Ce Monde au-delà de vous qui est question

Ce Monde au-dedans de vous, qui est question

Car exister est questionner

 

   Sur la nuée anthracite des galets, un livre est posé. Un livre ouvert. Ses feuillets en éventail que la clarté rend immensément présents, le regard s’y accroche, le regard s’y abîme dans la pliure de la joie. Bien évidemment, je ne peux savoir quel est leur contenu, je ne peux prendre acte des milliers de signes minuscules qui y courent avec toute la charge de sens dont ils sont investis. Je peux imaginer seulement, faire quelque hypothèse qui me posera en personne, mon ego, en quelque manière effaçant le vôtre.  C’est toujours une douleur en même temps qu’une réalité, notre cruel solipsisme efface tout ce qui n’est nullement lui et que reste-t-il après cette biffure ? Existerez-vous encore au moins ? M’adresserez-vous un geste qui témoignera de qui-vous-êtes ? Quand bien même ma propre réalité se superposerait à la vôtre, il me faut témoigner à la hauteur de qui-je-suis, vous prêter quelques unes de mes affinités, vous créer selon moi, car comment pourrait-il en être autrement ?

   Ce livre posé sur les galets, dont sans doute vous avez parcouru les pages, nécessité se fait pour moi d’y projeter quelques mots de ces Romantiques (vous êtes bien Romantique, n’est-ce pas ? Toute votre attitude en témoigne), qui ainsi vous détermineront à mes yeux bien plus que vos actes ne pourraient le faire.

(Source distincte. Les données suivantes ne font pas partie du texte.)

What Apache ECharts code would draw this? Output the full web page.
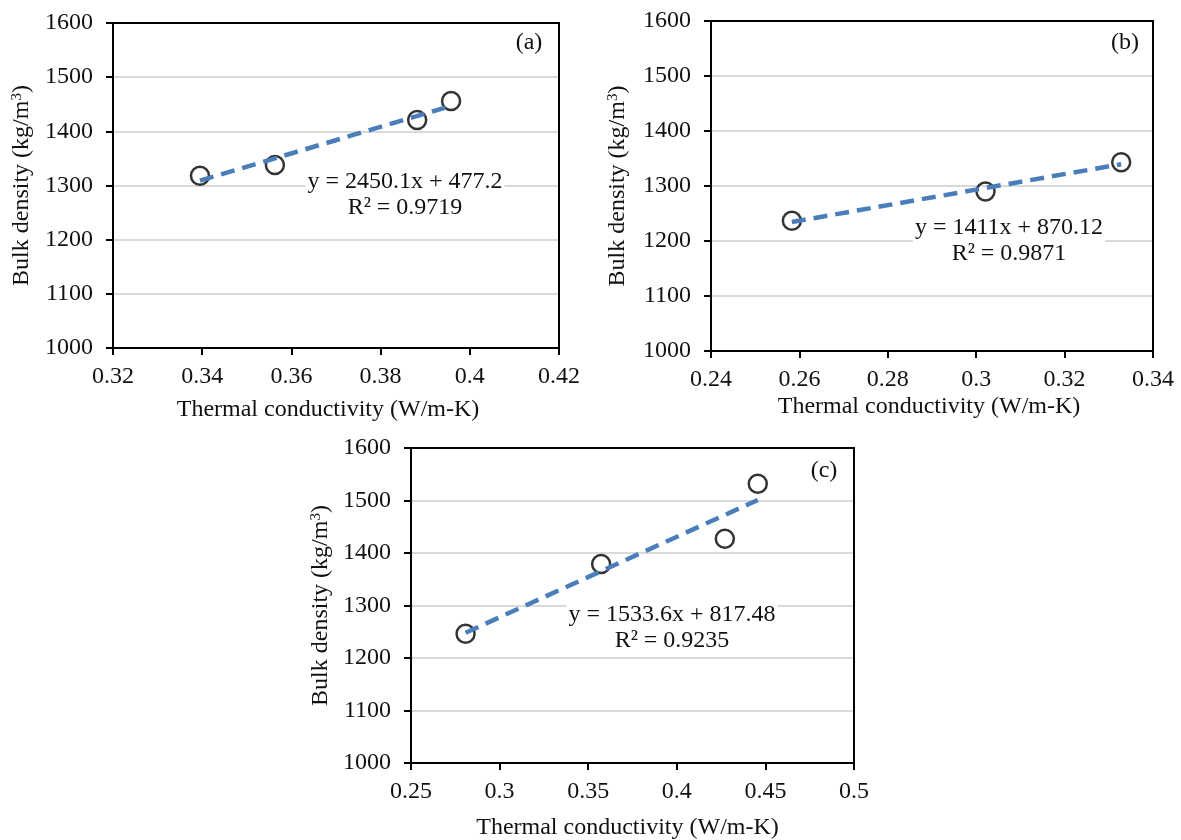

Savez-vous combien nos lectures nous reflètent, parfois même nous trahissent ? Mais je ne vous distrairai plus longtemps de ce que je brûle de vous faire connaître. Ceci, cette connaissance, sera la surface qui vous réfléchira, votre image spéculaire si vous préférez. Certes, sans doute consonera-t-elle avec la mienne, mais comment éviter ceci puisque, dans l’instant même de mon écriture, nous sommes Deux au Monde, rien que Deux et c’est le mouvement de Moi à Vous (conscient), de Vous à Moi (inconscient) qui inscrira sa légende en tant que la seule vérité possible. Je vous offre donc quelques fragments d’une Anthologie des Romantiques Allemands, ils seront le miroir commun dans lequel confondre nos images doubles.

   

   « C’est à peine si je sais encore quel fut, et où, le commencement de mon rêve ; pareil au Chaos, le monde invisible voulait enfanter toutes choses ensemble, les figures naissaient sans cesse, les fleurs devenaient arbres, puis se transformaient en colonnes de nuages, et à leurs faîtes poussaient des fleurs et des visages. Puis je vis une vaste mer déserte, où nageait seulement le monde, petit œuf gris et tacheté que les flots ballotaient. »  

 

Jean-Paul - « Rêve de Walt »

 

   Est-ce bien vous, cette Forme Rêveuse qui scrute l’horizon, y projette la résille dense de ses désirs ? et ce « petit œuf gris et tacheté que les flots ballotaient », n’est-il le symbole de cette  nouvelle naissance à laquelle je faisais allusion il y a peu ? Êtes-vous, comme moi, un Phénix qui souhaite ardemment renaître de ses cendres ?

 

« Il vient le nouveau jour, descendu des hauteurs lointaines,

Le matin réveillé hors des lents crépuscules,

Et il rit à l’humanité, tout paré et fringant ;

De douce paix l’humanité est pénétrée.

 

L’avenir veut la dévoiler, la vie nouvelle :

On dirait que les fleurs, signe des jours joyeux,

Comblent le grand vallon de notre terre entière ;

Au loin, par contre, est au printemps la plainte. »

 

Friedrich Hölderlin - « Printemps »

 

      « Le matin réveillé hors des lents crépuscules », est-ce celui-ci dont vous attendez qu’il vous sourie, vous soustraie à « la plainte » qui, toujours, est le bruit de fond de l’humanité lorsque, portée au comble du désespoir, elle ne trouve plus de sens qu’à se précipiter, tête la première, dans le sang et la barbarie ?  Le vaste et luxurieux Monde est en proie à bien des agitations ces temps-ci ! Comment en dévier le cours, sinon à l’aune d’une profonde méditation dont le SENS sera l’amer sur lequel nous fixerons nos regards, souhaitant trouver au terme de notre réflexion une position plus éthique, plus humaine. D’un Nouvel Humanisme, nous avons grand besoin. Ceci est une urgence. Il y a des évidences qui devraient s’imposer sans qu’il ne soit besoin d’en énoncer le contenu. Vous, la Solitaire de la Fadaise, je sais que vous me comprenez. Toujours l’épreuve de la Solitude est ce qui précède les actes de haute valeur. Jamais l’Humanité n’a eu plus grand besoin de se livrer à sa propre introspection, de retourner sa calotte, de présenter une face riante qui gommerait toutes les apories. Certes, la tâche est immense. A chacun sa part !

 

   « Quel est, doué de sens, l’être vivant qui n’aime par-dessus tout, dans le miracle des apparitions de cet espace immense autour de lui, la lumière, la joie de toutes choses - ensemble ses couleurs, ses rayons et ses ondes, l’apaisante douceur de son omniprésence avec le jour et son éveil ? »                                               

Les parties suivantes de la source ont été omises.